***** Records for the task *****

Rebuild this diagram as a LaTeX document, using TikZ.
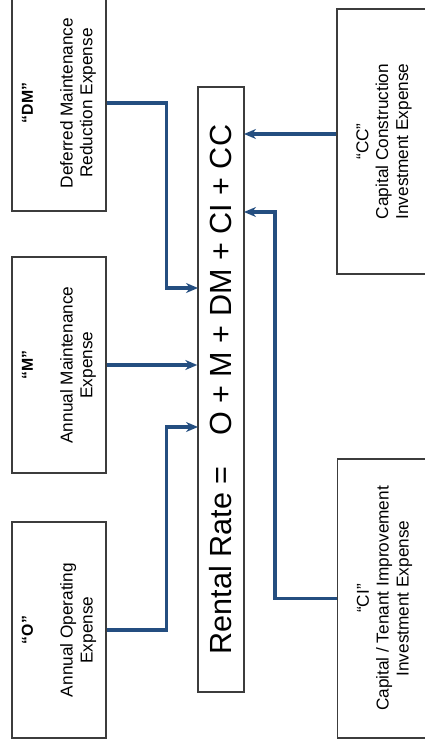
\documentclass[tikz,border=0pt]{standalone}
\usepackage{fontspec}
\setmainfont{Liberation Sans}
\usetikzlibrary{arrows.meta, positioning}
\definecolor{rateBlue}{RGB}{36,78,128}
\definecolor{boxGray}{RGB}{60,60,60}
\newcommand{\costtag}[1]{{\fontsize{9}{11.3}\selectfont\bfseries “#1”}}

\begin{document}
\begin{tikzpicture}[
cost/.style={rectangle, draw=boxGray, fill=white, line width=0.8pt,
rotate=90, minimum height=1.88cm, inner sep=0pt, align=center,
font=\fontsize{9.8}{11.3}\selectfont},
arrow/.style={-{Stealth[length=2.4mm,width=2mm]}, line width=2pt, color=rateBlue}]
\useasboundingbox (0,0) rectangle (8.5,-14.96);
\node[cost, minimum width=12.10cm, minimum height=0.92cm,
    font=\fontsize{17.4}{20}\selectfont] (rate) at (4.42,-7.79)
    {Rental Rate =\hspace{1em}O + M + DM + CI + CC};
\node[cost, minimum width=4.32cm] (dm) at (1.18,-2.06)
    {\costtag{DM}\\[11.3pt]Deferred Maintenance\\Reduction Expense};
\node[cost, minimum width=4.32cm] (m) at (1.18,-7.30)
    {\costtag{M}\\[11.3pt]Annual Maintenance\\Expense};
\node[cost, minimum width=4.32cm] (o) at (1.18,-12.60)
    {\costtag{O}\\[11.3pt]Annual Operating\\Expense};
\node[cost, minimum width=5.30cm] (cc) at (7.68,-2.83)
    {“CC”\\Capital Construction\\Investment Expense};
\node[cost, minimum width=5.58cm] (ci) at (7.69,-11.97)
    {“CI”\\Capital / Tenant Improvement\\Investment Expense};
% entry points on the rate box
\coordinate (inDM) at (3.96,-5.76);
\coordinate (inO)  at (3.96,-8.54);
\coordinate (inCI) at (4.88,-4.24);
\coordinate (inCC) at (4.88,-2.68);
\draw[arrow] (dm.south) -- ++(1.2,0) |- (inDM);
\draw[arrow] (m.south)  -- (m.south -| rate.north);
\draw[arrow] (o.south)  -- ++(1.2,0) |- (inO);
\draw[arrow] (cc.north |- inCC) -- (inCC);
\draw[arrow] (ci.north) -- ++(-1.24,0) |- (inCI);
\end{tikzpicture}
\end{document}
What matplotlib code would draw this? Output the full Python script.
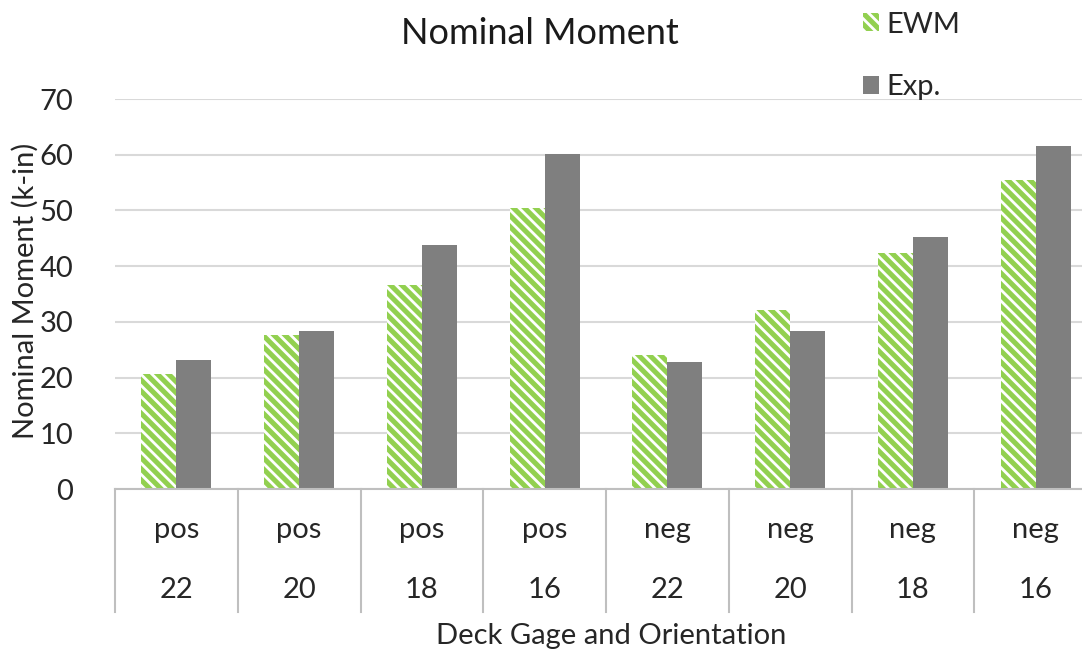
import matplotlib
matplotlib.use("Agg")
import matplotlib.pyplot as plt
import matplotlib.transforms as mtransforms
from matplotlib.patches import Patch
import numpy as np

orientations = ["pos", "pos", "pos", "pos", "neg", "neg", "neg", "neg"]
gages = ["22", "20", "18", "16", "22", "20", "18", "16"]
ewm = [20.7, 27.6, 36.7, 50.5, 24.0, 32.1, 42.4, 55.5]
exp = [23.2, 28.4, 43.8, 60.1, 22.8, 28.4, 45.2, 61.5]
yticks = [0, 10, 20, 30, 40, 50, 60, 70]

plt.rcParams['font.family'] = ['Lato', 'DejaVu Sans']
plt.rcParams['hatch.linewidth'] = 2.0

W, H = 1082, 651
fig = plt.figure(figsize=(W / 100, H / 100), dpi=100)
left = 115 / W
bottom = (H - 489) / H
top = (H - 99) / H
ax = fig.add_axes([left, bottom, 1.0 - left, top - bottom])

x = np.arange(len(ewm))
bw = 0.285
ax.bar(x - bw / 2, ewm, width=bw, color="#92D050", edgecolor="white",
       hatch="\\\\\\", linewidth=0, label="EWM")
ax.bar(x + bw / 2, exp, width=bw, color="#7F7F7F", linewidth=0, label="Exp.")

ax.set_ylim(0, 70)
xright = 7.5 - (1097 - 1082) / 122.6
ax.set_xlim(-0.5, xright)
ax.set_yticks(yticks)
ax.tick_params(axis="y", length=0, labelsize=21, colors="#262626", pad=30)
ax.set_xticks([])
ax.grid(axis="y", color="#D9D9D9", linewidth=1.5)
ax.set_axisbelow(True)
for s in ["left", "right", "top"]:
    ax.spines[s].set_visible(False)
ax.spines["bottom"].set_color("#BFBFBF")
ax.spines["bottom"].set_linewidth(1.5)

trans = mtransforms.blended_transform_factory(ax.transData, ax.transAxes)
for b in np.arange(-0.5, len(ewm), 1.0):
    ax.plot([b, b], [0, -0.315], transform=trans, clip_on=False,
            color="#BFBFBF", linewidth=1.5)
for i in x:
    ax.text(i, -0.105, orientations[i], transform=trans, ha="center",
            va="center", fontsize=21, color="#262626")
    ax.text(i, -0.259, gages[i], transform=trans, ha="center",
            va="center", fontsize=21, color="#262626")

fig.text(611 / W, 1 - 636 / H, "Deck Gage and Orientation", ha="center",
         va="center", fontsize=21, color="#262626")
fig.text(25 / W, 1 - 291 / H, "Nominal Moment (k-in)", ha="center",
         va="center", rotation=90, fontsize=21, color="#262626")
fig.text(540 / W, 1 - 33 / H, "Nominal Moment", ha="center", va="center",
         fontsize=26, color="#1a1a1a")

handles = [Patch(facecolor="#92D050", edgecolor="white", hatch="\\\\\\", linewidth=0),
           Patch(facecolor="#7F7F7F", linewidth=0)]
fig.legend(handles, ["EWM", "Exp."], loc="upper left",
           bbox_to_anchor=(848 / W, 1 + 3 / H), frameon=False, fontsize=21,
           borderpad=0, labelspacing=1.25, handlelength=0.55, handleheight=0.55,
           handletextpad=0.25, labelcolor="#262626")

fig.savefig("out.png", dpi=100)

*****

Without including any pictures, reproduce the listing exactly.

Rebuild this diagram as a LaTeX document, using TikZ.
\documentclass[tikz,border=0pt]{standalone}
\usepackage{fontspec}
\setmainfont{Liberation Sans}
\usetikzlibrary{arrows.meta, positioning}
\definecolor{rateBlue}{RGB}{36,78,128}
\definecolor{boxGray}{RGB}{60,60,60}
\newcommand{\costtag}[1]{{\fontsize{9}{11.3}\selectfont\bfseries “#1”}}

\begin{document}
\begin{tikzpicture}[
cost/.style={rectangle, draw=boxGray, fill=white, line width=0.8pt,
rotate=90, minimum height=1.88cm, inner sep=0pt, align=center,
font=\fontsize{9.8}{11.3}\selectfont},
arrow/.style={-{Stealth[length=2.4mm,width=2mm]}, line width=2pt, color=rateBlue}]
\useasboundingbox (0,0) rectangle (8.5,-14.96);
\node[cost, minimum width=12.10cm, minimum height=0.92cm,
    font=\fontsize{17.4}{20}\selectfont] (rate) at (4.42,-7.79)
    {Rental Rate =\hspace{1em}O + M + DM + CI + CC};
\node[cost, minimum width=4.32cm] (dm) at (1.18,-2.06)
    {\costtag{DM}\\[11.3pt]Deferred Maintenance\\Reduction Expense};
\node[cost, minimum width=4.32cm] (m) at (1.18,-7.30)
    {\costtag{M}\\[11.3pt]Annual Maintenance\\Expense};
\node[cost, minimum width=4.32cm] (o) at (1.18,-12.60)
    {\costtag{O}\\[11.3pt]Annual Operating\\Expense};
\node[cost, minimum width=5.30cm] (cc) at (7.68,-2.83)
    {“CC”\\Capital Construction\\Investment Expense};
\node[cost, minimum width=5.58cm] (ci) at (7.69,-11.97)
    {“CI”\\Capital / Tenant Improvement\\Investment Expense};
% entry points on the rate box
\coordinate (inDM) at (3.96,-5.76);
\coordinate (inO)  at (3.96,-8.54);
\coordinate (inCI) at (4.88,-4.24);
\coordinate (inCC) at (4.88,-2.68);
\draw[arrow] (dm.south) -- ++(1.2,0) |- (inDM);
\draw[arrow] (m.south)  -- (m.south -| rate.north);
\draw[arrow] (o.south)  -- ++(1.2,0) |- (inO);
\draw[arrow] (cc.north |- inCC) -- (inCC);
\draw[arrow] (ci.north) -- ++(-1.24,0) |- (inCI);
\end{tikzpicture}
\end{document}
What matplotlib code would draw this? Output the full Python script.
import matplotlib
matplotlib.use("Agg")
import matplotlib.pyplot as plt
import matplotlib.transforms as mtransforms
from matplotlib.patches import Patch
import numpy as np

orientations = ["pos", "pos", "pos", "pos", "neg", "neg", "neg", "neg"]
gages = ["22", "20", "18", "16", "22", "20", "18", "16"]
ewm = [20.7, 27.6, 36.7, 50.5, 24.0, 32.1, 42.4, 55.5]
exp = [23.2, 28.4, 43.8, 60.1, 22.8, 28.4, 45.2, 61.5]
yticks = [0, 10, 20, 30, 40, 50, 60, 70]

plt.rcParams['font.family'] = ['Lato', 'DejaVu Sans']
plt.rcParams['hatch.linewidth'] = 2.0

W, H = 1082, 651
fig = plt.figure(figsize=(W / 100, H / 100), dpi=100)
left = 115 / W
bottom = (H - 489) / H
top = (H - 99) / H
ax = fig.add_axes([left, bottom, 1.0 - left, top - bottom])

x = np.arange(len(ewm))
bw = 0.285
ax.bar(x - bw / 2, ewm, width=bw, color="#92D050", edgecolor="white",
       hatch="\\\\\\", linewidth=0, label="EWM")
ax.bar(x + bw / 2, exp, width=bw, color="#7F7F7F", linewidth=0, label="Exp.")

ax.set_ylim(0, 70)
xright = 7.5 - (1097 - 1082) / 122.6
ax.set_xlim(-0.5, xright)
ax.set_yticks(yticks)
ax.tick_params(axis="y", length=0, labelsize=21, colors="#262626", pad=30)
ax.set_xticks([])
ax.grid(axis="y", color="#D9D9D9", linewidth=1.5)
ax.set_axisbelow(True)
for s in ["left", "right", "top"]:
    ax.spines[s].set_visible(False)
ax.spines["bottom"].set_color("#BFBFBF")
ax.spines["bottom"].set_linewidth(1.5)

trans = mtransforms.blended_transform_factory(ax.transData, ax.transAxes)
for b in np.arange(-0.5, len(ewm), 1.0):
    ax.plot([b, b], [0, -0.315], transform=trans, clip_on=False,
            color="#BFBFBF", linewidth=1.5)
for i in x:
    ax.text(i, -0.105, orientations[i], transform=trans, ha="center",
            va="center", fontsize=21, color="#262626")
    ax.text(i, -0.259, gages[i], transform=trans, ha="center",
            va="center", fontsize=21, color="#262626")

fig.text(611 / W, 1 - 636 / H, "Deck Gage and Orientation", ha="center",
         va="center", fontsize=21, color="#262626")
fig.text(25 / W, 1 - 291 / H, "Nominal Moment (k-in)", ha="center",
         va="center", rotation=90, fontsize=21, color="#262626")
fig.text(540 / W, 1 - 33 / H, "Nominal Moment", ha="center", va="center",
         fontsize=26, color="#1a1a1a")

handles = [Patch(facecolor="#92D050", edgecolor="white", hatch="\\\\\\", linewidth=0),
           Patch(facecolor="#7F7F7F", linewidth=0)]
fig.legend(handles, ["EWM", "Exp."], loc="upper left",
           bbox_to_anchor=(848 / W, 1 + 3 / H), frameon=False, fontsize=21,
           borderpad=0, labelspacing=1.25, handlelength=0.55, handleheight=0.55,
           handletextpad=0.25, labelcolor="#262626")

fig.savefig("out.png", dpi=100)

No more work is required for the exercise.